Marcus Aurelius never intended for anyone to read his Meditations. Written during military campaigns and the daily pressures of ruling the Roman Empire in the second century CE, these private journal entries are the most intimate surviving document from the ancient world. The emperor’s notes to himself, a series of reflections on Stoic philosophy applied to the practical challenges of life, leadership, and mortality, have become one of the most widely read works of philosophy in history.
The book’s appeal spans millennia and crosses every cultural boundary. It has been read by presidents, generals, entrepreneurs, athletes, and anyone else looking for a philosophical framework that prioritizes what you can control and accepts what you cannot. Its durability is its most powerful recommendation.

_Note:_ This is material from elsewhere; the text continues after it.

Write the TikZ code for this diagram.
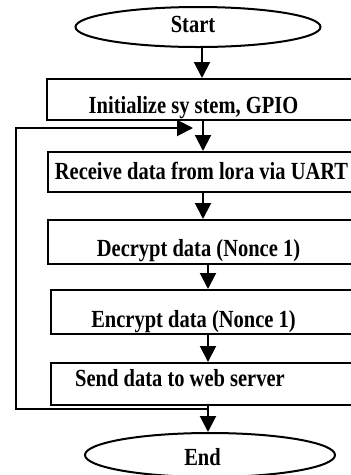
\documentclass[tikz,border=0pt]{standalone}
\usepackage{graphicx}
\usepackage{fontspec}
\setmainfont{Liberation Serif}
\usetikzlibrary{arrows.meta,shapes.geometric}
\newcommand{\vs}[1]{\scalebox{1}[1.2]{#1}}
\begin{document}
\begin{tikzpicture}[x=1pt,y=-1pt,
  box/.style={draw=black, line width=2pt, rectangle, anchor=north west, inner sep=0pt, minimum width=380pt},
  term/.style={draw=black, line width=2pt, ellipse, inner sep=0pt},
  lbl/.style={anchor=base, inner sep=0pt, text=black, font=\bfseries\fontsize{20.5}{24}\selectfont},
  arr/.style={draw=black, line width=2pt, -{Triangle[length=16pt,width=16pt]}}]
\path[use as bounding box, clip] (0,0) rectangle (351,475);
\fill[white] (0,0) rectangle (351,475);
% terminals
\node[term, minimum width=245pt, minimum height=40pt] (st) at (198,27) {};
\node[term, minimum width=250pt, minimum height=44pt] (en) at (210,455) {};
% process boxes
\node[box, minimum height=41pt] (b1) at (46,78) {};
\node[box, minimum height=40pt] (b2) at (47,151) {};
\node[box, minimum height=44pt] (b3) at (47,219) {};
\node[box, minimum height=44pt] (b4) at (50,289) {};
\node[box, minimum height=42pt] (b5) at (50,362) {};
% labels
\node[lbl] (tst) at (193,32) {\vs{Start}};
\node[lbl] (t1) at (193.5,113) {\vs{Initialize sy stem, GPIO}};
\node[lbl] (t2) at (201.5,179) {\vs{Receive data from lora via UART}};
\node[lbl] (t3) at (198.5,256) {\vs{Decrypt data (Nonce 1)}};
\node[lbl] (t4) at (193.5,327) {\vs{Encrypt data (Nonce 1)}};
\node[lbl] (t5) at (180,386) {\vs{Send data to web server}};
\node[lbl] (ten) at (202.5,465) {\vs{End}};
% helper coordinates
\coordinate (xa) at (202,0);
\coordinate (xb) at (203,0);
\coordinate (xc) at (208,0);
\coordinate (lx) at (16,0);
\coordinate (lt) at (193,128);
\coordinate (lj) at (208,409);
% connectors
\draw[arr] (st.south -| xa) -- (b1.north -| xa);
\draw[arr] (b1.south -| xb) -- (b2.north -| xb);
\draw[arr] (b2.south -| xb) -- (b3.north -| xb);
\draw[arr] (b3.south -| xc) -- (b4.north -| xc);
\draw[arr] (b4.south -| xc) -- (b5.north -| xc);
\draw[arr] (b5.south -| xc) -- (en.north -| xc);
\draw[arr] (lj) -- (lj -| lx) -- (lx |- lt) -- (lt);
\end{tikzpicture}
\end{document}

Wisdom That Hasn’t Aged a Day
The core Stoic principles Marcus articulates, focus on what you can control, accept what you cannot, remember that you will die, treat others with justice, resist anger and complaint, are so fundamentally sound that they feel less like philosophy and more like the operating system of a well-lived life. Nearly two thousand years of readership have confirmed that these observations describe something true about human experience.
The private nature of the writing gives it an authenticity that philosophical treatises written for an audience rarely achieve. Marcus isn’t trying to impress anyone. He’s trying to talk himself into being a better person, day after day, through practical reminders and self-corrections. This vulnerability, the most powerful man in the world reminding himself to be humble, is deeply moving.
The brevity and aphoristic quality of many entries make the book endlessly quotable and immediately applicable. “The impediment to action advances action. What stands in the way becomes the way.” “You have power over your mind, not outside events. Realize this, and you will find strength.” These are not abstract philosophical propositions but practical instructions for daily life.
Marcus’s emphasis on mortality as a motivator for present action gives the text an urgency that more systematic philosophy often lacks. He returns again and again to the fact that everyone dies, that fame is fleeting, that the present moment is all anyone actually has. This isn’t morbidity but clarity: knowing you will die makes deciding how to live much simpler.
The Repetition and the Distance
The book was not organized by Marcus for publication, and it shows. The same ideas recur throughout the twelve books, sometimes in nearly identical formulations. This repetition, while authentic to the journal format, can make sequential reading feel redundant. Many readers find the book works better when dipped into randomly rather than read cover to cover.
The translation problem is significant. Marcus wrote in Greek, and the English versions vary widely in accessibility and tone. Some translations are elevated and formal, others conversational and modern, and the choice of translation dramatically affects the reading experience. Readers who struggle with one version may thrive with another.
The Stoic framework, while powerful, has limitations that Marcus doesn’t fully address. The emphasis on accepting what you cannot control can shade into passivity in the face of injustice. The suppression of emotion that Stoicism sometimes advocates can feel unhealthy by modern psychological standards. These are legitimate philosophical criticisms, though Marcus’s own practice was more nuanced than a caricature of Stoicism might suggest.
The historical and cultural distance between Marcus’s Rome and the modern world means that some references and concerns require contextual knowledge. The text assumes familiarity with Stoic philosophy, Greek philosophical terminology, and Roman political life that modern readers may not have.
The Emperor’s Mirror
Meditations’ deepest power comes from its demonstration that wisdom and power don’t naturally coexist, that Marcus had to work, daily, to bring philosophical principle into alignment with imperial practice. The journal reveals a man who was constantly tempted by anger, exhaustion, and despair, and who used writing as a tool to pull himself back toward the person he wanted to be.
This effort is itself the lesson. Marcus doesn’t present himself as a sage but as a student, perpetually struggling with the gap between knowing what’s right and doing what’s right. That humility, from the most powerful person in the world, is what makes the Meditations resonant centuries later.
Should You Read Meditations?
Yes. If you want a practical philosophical framework for dealing with difficulty, uncertainty, and mortality, Meditations has been the gold standard for nearly two millennia. Choose your translation carefully: the Gregory Hays translation is widely considered the most accessible for modern readers. If systematic philosophy is what you’re after, or if repetitive structure frustrates you, be aware that this is a journal, not a treatise. Read it in pieces rather than straight through, and let individual passages sit with you.
The Verdict on Meditations
Meditations is one of humanity’s great books, a private journal that was never meant to instruct anyone but has ended up instructing millions. Marcus Aurelius’s Stoic reflections on duty, mortality, and self-discipline are as applicable today as they were in the second century, and the intimacy of the journal format gives them an authenticity that formal philosophy rarely matches. The repetition and the distance of translation are real barriers. But for anyone seeking a philosophical companion for difficult times, Meditations remains, nearly two thousand years later, the first and best recommendation.